What you need to do: Take the data below and repeat it exactly.

Dataset excerpt:

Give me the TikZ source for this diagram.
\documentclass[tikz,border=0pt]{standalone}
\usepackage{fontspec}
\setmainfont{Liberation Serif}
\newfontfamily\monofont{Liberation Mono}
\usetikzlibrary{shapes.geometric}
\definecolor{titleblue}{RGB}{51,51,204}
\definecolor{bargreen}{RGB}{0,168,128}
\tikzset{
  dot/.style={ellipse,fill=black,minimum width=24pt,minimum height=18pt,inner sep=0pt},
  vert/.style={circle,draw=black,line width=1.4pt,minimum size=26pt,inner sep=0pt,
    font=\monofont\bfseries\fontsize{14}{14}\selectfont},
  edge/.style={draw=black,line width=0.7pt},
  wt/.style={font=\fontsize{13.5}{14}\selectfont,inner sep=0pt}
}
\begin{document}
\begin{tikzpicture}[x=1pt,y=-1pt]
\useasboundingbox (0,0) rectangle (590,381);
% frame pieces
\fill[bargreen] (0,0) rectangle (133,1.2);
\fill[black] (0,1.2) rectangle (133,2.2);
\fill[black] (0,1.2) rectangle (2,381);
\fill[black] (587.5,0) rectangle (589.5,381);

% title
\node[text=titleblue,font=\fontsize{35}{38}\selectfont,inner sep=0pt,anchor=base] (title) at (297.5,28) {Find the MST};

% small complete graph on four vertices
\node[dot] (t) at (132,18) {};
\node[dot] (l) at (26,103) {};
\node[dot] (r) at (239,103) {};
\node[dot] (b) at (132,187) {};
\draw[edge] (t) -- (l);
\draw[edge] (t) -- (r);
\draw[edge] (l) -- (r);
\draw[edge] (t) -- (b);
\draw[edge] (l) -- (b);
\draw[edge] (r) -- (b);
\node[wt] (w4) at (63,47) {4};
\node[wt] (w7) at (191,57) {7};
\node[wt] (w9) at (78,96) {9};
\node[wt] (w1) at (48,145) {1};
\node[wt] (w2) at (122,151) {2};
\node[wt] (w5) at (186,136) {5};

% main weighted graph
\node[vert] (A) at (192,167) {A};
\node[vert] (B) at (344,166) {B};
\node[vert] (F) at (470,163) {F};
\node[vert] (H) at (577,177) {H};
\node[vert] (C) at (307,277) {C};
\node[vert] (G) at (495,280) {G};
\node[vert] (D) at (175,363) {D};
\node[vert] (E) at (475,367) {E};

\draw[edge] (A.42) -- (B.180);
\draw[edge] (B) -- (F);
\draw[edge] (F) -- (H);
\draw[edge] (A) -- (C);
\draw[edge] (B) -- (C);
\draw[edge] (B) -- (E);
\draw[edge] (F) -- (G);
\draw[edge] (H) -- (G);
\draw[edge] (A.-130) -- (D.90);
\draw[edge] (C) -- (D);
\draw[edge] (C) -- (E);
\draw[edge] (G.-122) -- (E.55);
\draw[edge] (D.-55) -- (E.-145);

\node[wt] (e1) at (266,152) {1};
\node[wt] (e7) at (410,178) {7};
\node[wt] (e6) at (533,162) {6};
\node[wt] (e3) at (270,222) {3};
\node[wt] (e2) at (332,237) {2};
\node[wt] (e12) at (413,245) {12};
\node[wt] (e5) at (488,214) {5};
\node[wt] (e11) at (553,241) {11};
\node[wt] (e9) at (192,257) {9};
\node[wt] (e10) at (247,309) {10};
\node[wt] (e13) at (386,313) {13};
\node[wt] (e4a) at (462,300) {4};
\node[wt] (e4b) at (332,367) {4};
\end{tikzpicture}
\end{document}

Response to the task:
Give me the TikZ source for this diagram.
\documentclass[tikz,border=0pt]{standalone}
\usepackage{fontspec}
\setmainfont{Liberation Serif}
\newfontfamily\monofont{Liberation Mono}
\usetikzlibrary{shapes.geometric}
\definecolor{titleblue}{RGB}{51,51,204}
\definecolor{bargreen}{RGB}{0,168,128}
\tikzset{
  dot/.style={ellipse,fill=black,minimum width=24pt,minimum height=18pt,inner sep=0pt},
  vert/.style={circle,draw=black,line width=1.4pt,minimum size=26pt,inner sep=0pt,
    font=\monofont\bfseries\fontsize{14}{14}\selectfont},
  edge/.style={draw=black,line width=0.7pt},
  wt/.style={font=\fontsize{13.5}{14}\selectfont,inner sep=0pt}
}
\begin{document}
\begin{tikzpicture}[x=1pt,y=-1pt]
\useasboundingbox (0,0) rectangle (590,381);
% frame pieces
\fill[bargreen] (0,0) rectangle (133,1.2);
\fill[black] (0,1.2) rectangle (133,2.2);
\fill[black] (0,1.2) rectangle (2,381);
\fill[black] (587.5,0) rectangle (589.5,381);

% title
\node[text=titleblue,font=\fontsize{35}{38}\selectfont,inner sep=0pt,anchor=base] (title) at (297.5,28) {Find the MST};

% small complete graph on four vertices
\node[dot] (t) at (132,18) {};
\node[dot] (l) at (26,103) {};
\node[dot] (r) at (239,103) {};
\node[dot] (b) at (132,187) {};
\draw[edge] (t) -- (l);
\draw[edge] (t) -- (r);
\draw[edge] (l) -- (r);
\draw[edge] (t) -- (b);
\draw[edge] (l) -- (b);
\draw[edge] (r) -- (b);
\node[wt] (w4) at (63,47) {4};
\node[wt] (w7) at (191,57) {7};
\node[wt] (w9) at (78,96) {9};
\node[wt] (w1) at (48,145) {1};
\node[wt] (w2) at (122,151) {2};
\node[wt] (w5) at (186,136) {5};

% main weighted graph
\node[vert] (A) at (192,167) {A};
\node[vert] (B) at (344,166) {B};
\node[vert] (F) at (470,163) {F};
\node[vert] (H) at (577,177) {H};
\node[vert] (C) at (307,277) {C};
\node[vert] (G) at (495,280) {G};
\node[vert] (D) at (175,363) {D};
\node[vert] (E) at (475,367) {E};

\draw[edge] (A.42) -- (B.180);
\draw[edge] (B) -- (F);
\draw[edge] (F) -- (H);
\draw[edge] (A) -- (C);
\draw[edge] (B) -- (C);
\draw[edge] (B) -- (E);
\draw[edge] (F) -- (G);
\draw[edge] (H) -- (G);
\draw[edge] (A.-130) -- (D.90);
\draw[edge] (C) -- (D);
\draw[edge] (C) -- (E);
\draw[edge] (G.-122) -- (E.55);
\draw[edge] (D.-55) -- (E.-145);

\node[wt] (e1) at (266,152) {1};
\node[wt] (e7) at (410,178) {7};
\node[wt] (e6) at (533,162) {6};
\node[wt] (e3) at (270,222) {3};
\node[wt] (e2) at (332,237) {2};
\node[wt] (e12) at (413,245) {12};
\node[wt] (e5) at (488,214) {5};
\node[wt] (e11) at (553,241) {11};
\node[wt] (e9) at (192,257) {9};
\node[wt] (e10) at (247,309) {10};
\node[wt] (e13) at (386,313) {13};
\node[wt] (e4a) at (462,300) {4};
\node[wt] (e4b) at (332,367) {4};
\end{tikzpicture}
\end{document}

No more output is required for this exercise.